I had a dream that I was at a small book fair with P.J. O’Rourke. I asked him for suggestions on where to send my memoir, forgetting to mention that he appears in it.
I haven’t read American Dirt – I read Paul Theroux’s empathetic (and true) On the Plain of Snakes: A Mexican Journey – but it seems to me that when we start telling authors what they can and cannot write about we’ve entered the old world of the Soviet Union.
Yesterday at the Miami Book Fair I listened to an impassioned defense of immigrants from Suketu Mehta and then heard two Florida poets – English professor David Kirby and cattle rancher Sean Sexton – deal with truth and beauty.
Yesterday I received an email from an editor I have submitted to (without success) telling me how I can pre-order his book, write a review, follow him on social media, and listen to a podcast and a TED talk he gave.
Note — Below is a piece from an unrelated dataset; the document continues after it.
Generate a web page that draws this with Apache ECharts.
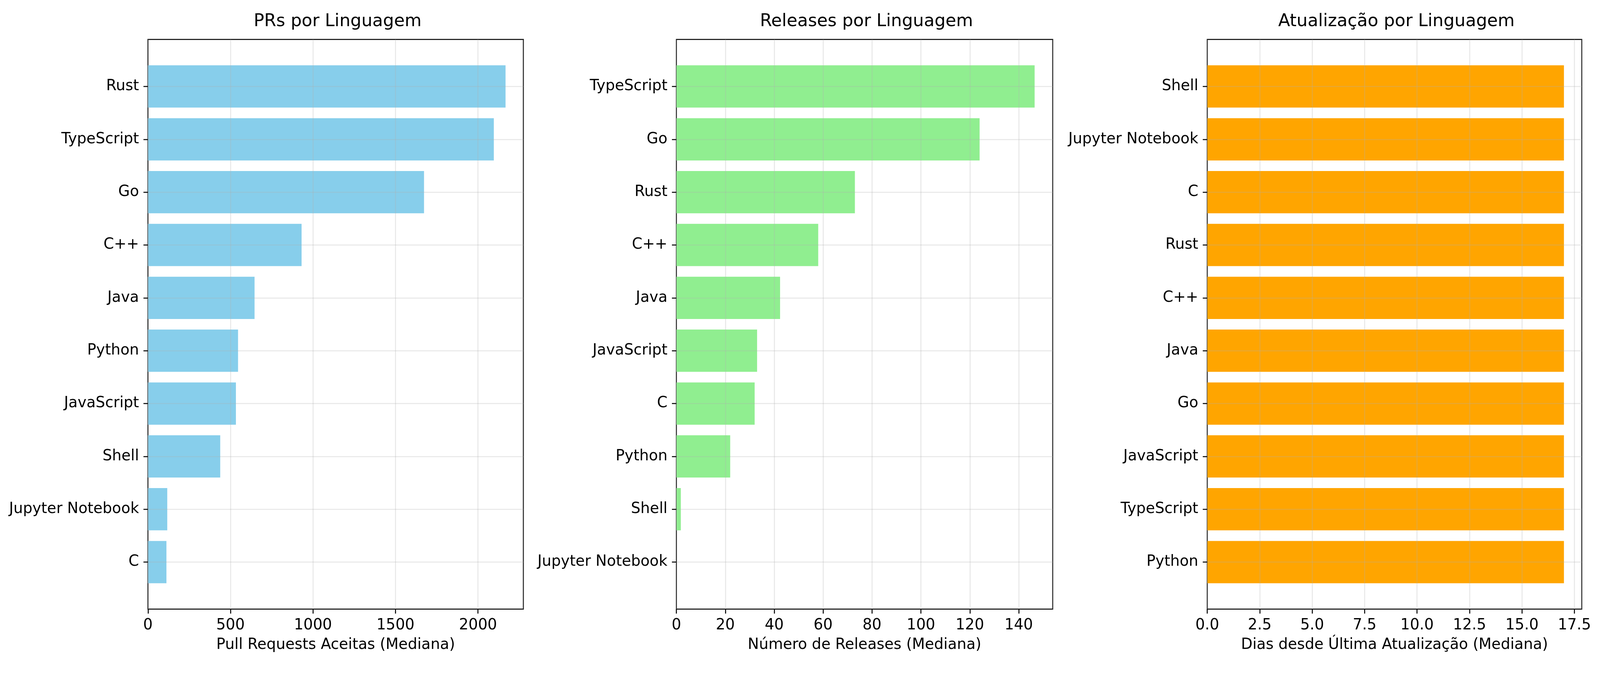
<!DOCTYPE html>
<html>
<head>
<meta charset="utf-8">
<script src="https://cdn.jsdelivr.net/npm/echarts@6/dist/echarts.min.js"></script>
<style>html,body{margin:0;padding:0;background:#fff;overflow:hidden}#chart{width:100vw;height:100vh}</style>
</head>
<body>
<div id="chart"></div>
<script>
// dados (de cima para baixo)
var prLangs = ['Rust', 'TypeScript', 'Go', 'C++', 'Java', 'Python', 'JavaScript', 'Shell', 'Jupyter Notebook', 'C'];
var prValues = [2167, 2096, 1673, 931, 646, 546, 533, 438, 117, 112];

var relLangs = ['TypeScript', 'Go', 'Rust', 'C++', 'Java', 'JavaScript', 'C', 'Python', 'Shell', 'Jupyter Notebook'];
var relValues = [146.5, 124, 73, 58, 42.4, 33, 32, 22, 1.8, 0];

var updLangs = ['Shell', 'Jupyter Notebook', 'C', 'Rust', 'C++', 'Java', 'Go', 'JavaScript', 'TypeScript', 'Python'];
var updValues = [17, 17, 17, 17, 17, 17, 17, 17, 17, 17];

var titles = ['PRs por Linguagem', 'Releases por Linguagem', 'Atualização por Linguagem'];
var xNames = ['Pull Requests Aceitas (Mediana)', 'Número de Releases (Mediana)', 'Dias desde Última Atualização (Mediana)'];

(function(){
    var chart = echarts.init(document.getElementById('chart'));
    var FONT = 'DejaVu Sans';
    // tudo desenhado para 5353x1739 e escalado ao tamanho real
    var W = chart.getWidth(), H = chart.getHeight();
    var sx = W / 5353, sy = H / 1739, s = Math.min(sx, sy);
    var TOP = 101 * sy, BOT = 1560 * sy;
    var unit = (BOT - TOP) / 10.78;
    var panels = [
        {l: 495, r: 1751, max: 2275, interval: 500, color: '#87CEEB', cats: prLangs, vals: prValues, fmt: function(v){return v;}},
        {l: 2263, r: 3522, max: 153.9, interval: 20, color: '#90EE90', cats: relLangs, vals: relValues, fmt: function(v){return v;}},
        {l: 4039, r: 5292, max: 17.85, interval: 2.5, color: '#FFA500', cats: updLangs, vals: updValues, fmt: function(v){return v.toFixed(1);}}
    ];
    var lw = 3.3 * s;
    var gridLine = {show: true, lineStyle: {color: 'rgba(176,176,176,0.3)', width: lw}};
    var grid = [], xAxis = [], yAxis = [], series = [], title = [];

    panels.forEach(function(p, k){
        var left = p.l * sx, right = W - p.r * sx;
        var g0 = grid.length;
        // moldura + eixo x
        grid.push({left: left, right: right, top: TOP, bottom: H - BOT, show: true, borderColor: '#000', borderWidth: lw, backgroundColor: 'transparent'});
        // linhas horizontais nos centros das categorias
        grid.push({left: left, right: right, top: TOP + 0.89 * unit, bottom: H - BOT + 0.89 * unit});
        // barras
        grid.push({left: left, right: right, top: TOP + 0.39 * unit, bottom: H - BOT + 0.39 * unit});

        xAxis.push({gridIndex: g0, type: 'value', min: 0, max: p.max, interval: p.interval, z: 5,
            name: xNames[k], nameLocation: 'middle', nameGap: 96 * s,
            nameTextStyle: {fontFamily: FONT, fontSize: 50 * s, color: '#000'},
            axisLine: {show: false},
            axisTick: {show: true, length: 15 * s, lineStyle: {color: '#000', width: lw}},
            axisLabel: {fontFamily: FONT, fontSize: 50 * s, color: '#000', margin: 30 * s, showMaxLabel: false, formatter: p.fmt},
            splitLine: gridLine});
        yAxis.push({gridIndex: g0, type: 'value', min: 0, max: 1, show: false});

        xAxis.push({gridIndex: g0 + 1, type: 'value', min: 0, max: p.max, show: false});
        yAxis.push({gridIndex: g0 + 1, type: 'value', min: 0, max: 9, interval: 1, inverse: true, z: 5,
            axisLine: {show: false}, axisTick: {show: false}, axisLabel: {show: false}, splitLine: gridLine});

        xAxis.push({gridIndex: g0 + 2, type: 'value', min: 0, max: p.max, show: false});
        yAxis.push({gridIndex: g0 + 2, type: 'category', data: p.cats, inverse: true, z: 5,
            axisLine: {show: false},
            axisTick: {show: true, alignWithLabel: true, length: 15 * s, lineStyle: {color: '#000', width: lw}},
            axisLabel: {fontFamily: FONT, fontSize: 50 * s, color: '#000', margin: 30 * s},
            splitLine: {show: false}});

        series.push({type: 'bar', xAxisIndex: g0 + 2, yAxisIndex: g0 + 2, data: p.vals,
            barWidth: '80%', itemStyle: {color: p.color}, z: 2, silent: true});

        title.push({text: titles[k], left: (p.l + p.r) / 2 * sx, top: 28 * sy, textAlign: 'center',
            textStyle: {fontFamily: FONT, fontSize: 58 * s, fontWeight: 'normal', color: '#000'}});
    });

    chart.setOption({animation: false, backgroundColor: '#fff', title: title, grid: grid, xAxis: xAxis, yAxis: yAxis, series: series});
})();
</script>
</body>
</html>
The book, he noted, is about “how the internet broke our democracy.”
Halfway through the message he acknowledged the irony, adding “but we live in a fallen world.”
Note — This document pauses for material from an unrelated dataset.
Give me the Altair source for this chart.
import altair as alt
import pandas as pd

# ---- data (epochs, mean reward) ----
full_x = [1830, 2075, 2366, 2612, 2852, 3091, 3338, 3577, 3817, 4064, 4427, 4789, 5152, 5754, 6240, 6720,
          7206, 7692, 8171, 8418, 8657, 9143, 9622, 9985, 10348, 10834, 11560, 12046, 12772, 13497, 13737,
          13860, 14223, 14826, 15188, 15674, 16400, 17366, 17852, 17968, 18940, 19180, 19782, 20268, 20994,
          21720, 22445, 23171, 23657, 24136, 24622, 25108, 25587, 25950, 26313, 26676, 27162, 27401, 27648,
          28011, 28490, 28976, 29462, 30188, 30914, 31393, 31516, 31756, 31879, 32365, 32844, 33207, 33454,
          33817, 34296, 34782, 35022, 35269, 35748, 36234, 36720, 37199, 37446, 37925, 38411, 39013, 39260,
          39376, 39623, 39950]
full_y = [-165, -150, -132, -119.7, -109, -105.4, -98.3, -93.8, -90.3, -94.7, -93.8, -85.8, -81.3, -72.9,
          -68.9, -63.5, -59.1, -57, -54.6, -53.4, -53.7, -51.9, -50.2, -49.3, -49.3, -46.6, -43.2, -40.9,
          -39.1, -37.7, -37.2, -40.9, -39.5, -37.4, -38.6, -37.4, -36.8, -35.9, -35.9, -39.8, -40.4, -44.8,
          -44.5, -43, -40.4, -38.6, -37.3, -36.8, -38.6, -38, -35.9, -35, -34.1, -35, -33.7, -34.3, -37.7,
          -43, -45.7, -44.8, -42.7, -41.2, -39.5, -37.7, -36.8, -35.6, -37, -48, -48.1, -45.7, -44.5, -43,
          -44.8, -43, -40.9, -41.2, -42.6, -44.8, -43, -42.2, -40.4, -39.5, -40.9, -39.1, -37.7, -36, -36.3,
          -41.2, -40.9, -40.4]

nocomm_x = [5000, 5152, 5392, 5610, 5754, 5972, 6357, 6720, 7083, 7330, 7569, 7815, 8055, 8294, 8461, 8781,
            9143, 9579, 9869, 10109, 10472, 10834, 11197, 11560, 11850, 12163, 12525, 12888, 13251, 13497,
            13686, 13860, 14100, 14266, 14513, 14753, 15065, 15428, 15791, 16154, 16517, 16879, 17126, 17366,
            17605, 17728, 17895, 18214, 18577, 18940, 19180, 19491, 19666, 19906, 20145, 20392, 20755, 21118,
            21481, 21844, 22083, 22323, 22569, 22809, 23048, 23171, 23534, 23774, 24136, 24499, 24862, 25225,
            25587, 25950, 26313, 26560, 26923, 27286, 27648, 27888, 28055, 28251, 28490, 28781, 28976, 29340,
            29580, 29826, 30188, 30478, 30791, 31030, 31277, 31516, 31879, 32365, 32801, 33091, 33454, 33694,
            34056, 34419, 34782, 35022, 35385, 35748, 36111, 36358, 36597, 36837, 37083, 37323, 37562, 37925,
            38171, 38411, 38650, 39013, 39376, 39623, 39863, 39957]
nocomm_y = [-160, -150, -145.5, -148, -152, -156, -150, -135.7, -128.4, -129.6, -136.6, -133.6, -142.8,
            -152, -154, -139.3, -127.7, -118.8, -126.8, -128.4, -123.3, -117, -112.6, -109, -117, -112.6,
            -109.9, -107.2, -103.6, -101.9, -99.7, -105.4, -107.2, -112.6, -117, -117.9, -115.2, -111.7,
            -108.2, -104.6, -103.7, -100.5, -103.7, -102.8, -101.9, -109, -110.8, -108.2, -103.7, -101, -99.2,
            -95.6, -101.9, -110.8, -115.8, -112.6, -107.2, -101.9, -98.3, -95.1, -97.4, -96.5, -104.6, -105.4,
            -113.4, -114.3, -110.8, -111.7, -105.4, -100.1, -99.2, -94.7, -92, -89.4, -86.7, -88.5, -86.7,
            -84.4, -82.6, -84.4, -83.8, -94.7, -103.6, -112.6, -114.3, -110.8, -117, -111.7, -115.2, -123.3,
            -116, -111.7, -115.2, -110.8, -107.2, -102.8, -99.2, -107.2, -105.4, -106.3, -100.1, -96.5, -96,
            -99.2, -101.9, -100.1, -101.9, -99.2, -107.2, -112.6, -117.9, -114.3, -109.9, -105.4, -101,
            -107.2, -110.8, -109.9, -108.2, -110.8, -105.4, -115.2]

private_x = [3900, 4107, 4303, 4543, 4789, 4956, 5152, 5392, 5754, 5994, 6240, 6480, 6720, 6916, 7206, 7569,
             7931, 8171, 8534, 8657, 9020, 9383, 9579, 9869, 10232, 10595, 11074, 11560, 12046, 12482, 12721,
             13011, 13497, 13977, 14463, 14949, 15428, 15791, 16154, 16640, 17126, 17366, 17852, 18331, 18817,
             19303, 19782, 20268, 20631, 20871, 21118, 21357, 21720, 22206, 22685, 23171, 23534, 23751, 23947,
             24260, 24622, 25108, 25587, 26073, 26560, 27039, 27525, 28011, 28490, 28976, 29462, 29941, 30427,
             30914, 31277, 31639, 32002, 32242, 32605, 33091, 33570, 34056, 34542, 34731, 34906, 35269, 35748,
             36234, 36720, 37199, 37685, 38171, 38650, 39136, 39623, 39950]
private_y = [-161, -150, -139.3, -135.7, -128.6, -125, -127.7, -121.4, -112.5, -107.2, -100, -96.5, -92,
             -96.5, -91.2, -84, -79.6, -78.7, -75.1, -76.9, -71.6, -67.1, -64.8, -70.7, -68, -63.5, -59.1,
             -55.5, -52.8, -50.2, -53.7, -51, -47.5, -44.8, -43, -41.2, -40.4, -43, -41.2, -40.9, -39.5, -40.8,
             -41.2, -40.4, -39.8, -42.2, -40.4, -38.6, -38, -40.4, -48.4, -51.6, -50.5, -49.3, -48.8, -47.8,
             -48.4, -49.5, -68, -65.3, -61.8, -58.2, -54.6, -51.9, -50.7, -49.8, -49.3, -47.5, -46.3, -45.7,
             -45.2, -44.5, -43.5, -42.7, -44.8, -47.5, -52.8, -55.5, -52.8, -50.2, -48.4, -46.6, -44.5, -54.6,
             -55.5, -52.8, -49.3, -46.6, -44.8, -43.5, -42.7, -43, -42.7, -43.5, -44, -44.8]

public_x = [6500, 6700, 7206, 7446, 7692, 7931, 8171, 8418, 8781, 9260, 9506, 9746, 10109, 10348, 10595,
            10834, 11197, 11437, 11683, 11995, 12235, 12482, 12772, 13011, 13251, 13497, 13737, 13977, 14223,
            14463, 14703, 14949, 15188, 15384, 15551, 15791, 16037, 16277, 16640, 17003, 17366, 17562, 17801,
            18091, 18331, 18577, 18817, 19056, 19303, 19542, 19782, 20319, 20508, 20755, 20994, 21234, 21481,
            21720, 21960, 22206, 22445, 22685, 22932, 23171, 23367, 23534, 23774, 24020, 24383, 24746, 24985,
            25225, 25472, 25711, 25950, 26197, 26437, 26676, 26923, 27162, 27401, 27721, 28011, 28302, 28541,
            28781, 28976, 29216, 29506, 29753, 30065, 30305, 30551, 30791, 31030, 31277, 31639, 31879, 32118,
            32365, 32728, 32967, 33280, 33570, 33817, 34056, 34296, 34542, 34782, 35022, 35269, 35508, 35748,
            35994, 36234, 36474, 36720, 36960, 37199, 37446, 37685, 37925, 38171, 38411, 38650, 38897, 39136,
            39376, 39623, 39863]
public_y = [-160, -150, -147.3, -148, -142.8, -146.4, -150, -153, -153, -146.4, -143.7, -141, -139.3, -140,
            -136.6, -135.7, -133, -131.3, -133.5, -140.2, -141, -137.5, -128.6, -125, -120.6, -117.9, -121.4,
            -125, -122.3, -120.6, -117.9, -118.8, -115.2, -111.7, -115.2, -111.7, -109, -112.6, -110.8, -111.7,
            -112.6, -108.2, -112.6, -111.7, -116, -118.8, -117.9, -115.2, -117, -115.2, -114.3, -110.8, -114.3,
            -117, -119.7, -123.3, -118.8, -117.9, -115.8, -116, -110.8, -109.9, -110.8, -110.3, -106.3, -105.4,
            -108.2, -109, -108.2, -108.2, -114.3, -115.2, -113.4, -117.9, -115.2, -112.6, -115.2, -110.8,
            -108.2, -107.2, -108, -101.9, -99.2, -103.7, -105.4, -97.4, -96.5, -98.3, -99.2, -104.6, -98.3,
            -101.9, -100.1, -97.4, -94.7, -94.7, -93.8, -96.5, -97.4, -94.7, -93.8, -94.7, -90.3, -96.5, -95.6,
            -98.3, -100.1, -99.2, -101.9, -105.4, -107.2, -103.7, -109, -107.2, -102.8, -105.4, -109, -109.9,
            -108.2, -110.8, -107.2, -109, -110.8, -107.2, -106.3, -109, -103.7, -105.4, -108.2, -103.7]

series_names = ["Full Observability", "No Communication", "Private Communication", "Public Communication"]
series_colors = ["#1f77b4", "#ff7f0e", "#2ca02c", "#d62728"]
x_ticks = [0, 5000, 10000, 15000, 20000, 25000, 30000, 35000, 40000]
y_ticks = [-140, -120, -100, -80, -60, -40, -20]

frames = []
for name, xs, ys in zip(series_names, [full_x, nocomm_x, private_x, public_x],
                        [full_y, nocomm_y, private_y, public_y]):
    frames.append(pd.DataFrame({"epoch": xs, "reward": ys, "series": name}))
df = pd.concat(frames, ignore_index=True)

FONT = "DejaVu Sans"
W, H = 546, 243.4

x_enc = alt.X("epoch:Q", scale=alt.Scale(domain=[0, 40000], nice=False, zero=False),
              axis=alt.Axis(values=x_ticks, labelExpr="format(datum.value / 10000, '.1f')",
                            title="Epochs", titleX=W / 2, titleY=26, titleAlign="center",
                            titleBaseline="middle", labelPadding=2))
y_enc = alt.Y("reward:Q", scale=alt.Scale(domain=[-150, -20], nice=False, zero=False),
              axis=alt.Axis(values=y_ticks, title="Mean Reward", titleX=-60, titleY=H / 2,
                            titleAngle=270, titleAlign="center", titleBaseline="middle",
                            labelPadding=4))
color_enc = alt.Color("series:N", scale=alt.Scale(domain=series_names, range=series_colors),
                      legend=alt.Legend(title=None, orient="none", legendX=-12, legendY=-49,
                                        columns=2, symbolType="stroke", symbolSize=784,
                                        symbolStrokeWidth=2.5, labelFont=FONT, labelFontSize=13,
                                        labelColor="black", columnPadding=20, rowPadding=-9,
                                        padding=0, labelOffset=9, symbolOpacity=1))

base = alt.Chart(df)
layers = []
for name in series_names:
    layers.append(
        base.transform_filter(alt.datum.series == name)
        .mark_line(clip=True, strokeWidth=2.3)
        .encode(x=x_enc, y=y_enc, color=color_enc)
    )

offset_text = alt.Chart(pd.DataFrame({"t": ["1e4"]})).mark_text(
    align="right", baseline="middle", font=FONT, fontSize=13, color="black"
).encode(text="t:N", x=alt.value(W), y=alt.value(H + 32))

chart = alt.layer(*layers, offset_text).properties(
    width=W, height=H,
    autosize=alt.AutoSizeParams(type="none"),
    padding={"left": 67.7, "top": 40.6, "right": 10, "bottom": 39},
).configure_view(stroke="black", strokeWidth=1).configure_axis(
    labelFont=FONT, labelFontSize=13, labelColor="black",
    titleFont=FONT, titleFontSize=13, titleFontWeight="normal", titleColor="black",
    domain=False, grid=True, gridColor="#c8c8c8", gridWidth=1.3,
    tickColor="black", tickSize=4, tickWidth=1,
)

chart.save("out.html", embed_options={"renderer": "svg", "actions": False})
Perhaps, but clearly some people's worlds are less fallen than others'.
Reading The New Yorker yesterday evening I learned of the death of James Atlas. The Talk of the Town tribute spoke mainly about his life as a biographer – his exhaustive study of the life and work of Saul Bellow sent me back a few summers ago to the great writer’s novels – but also mentioned his “bawdy wit.” Many years ago Atlas spoke at the Miami Book Fair and mentioned that, as a young writer in New York, he often went with friends to poetry readings. After a number of these, he said, his six favorite words in the English language became, “And now for my last poem.”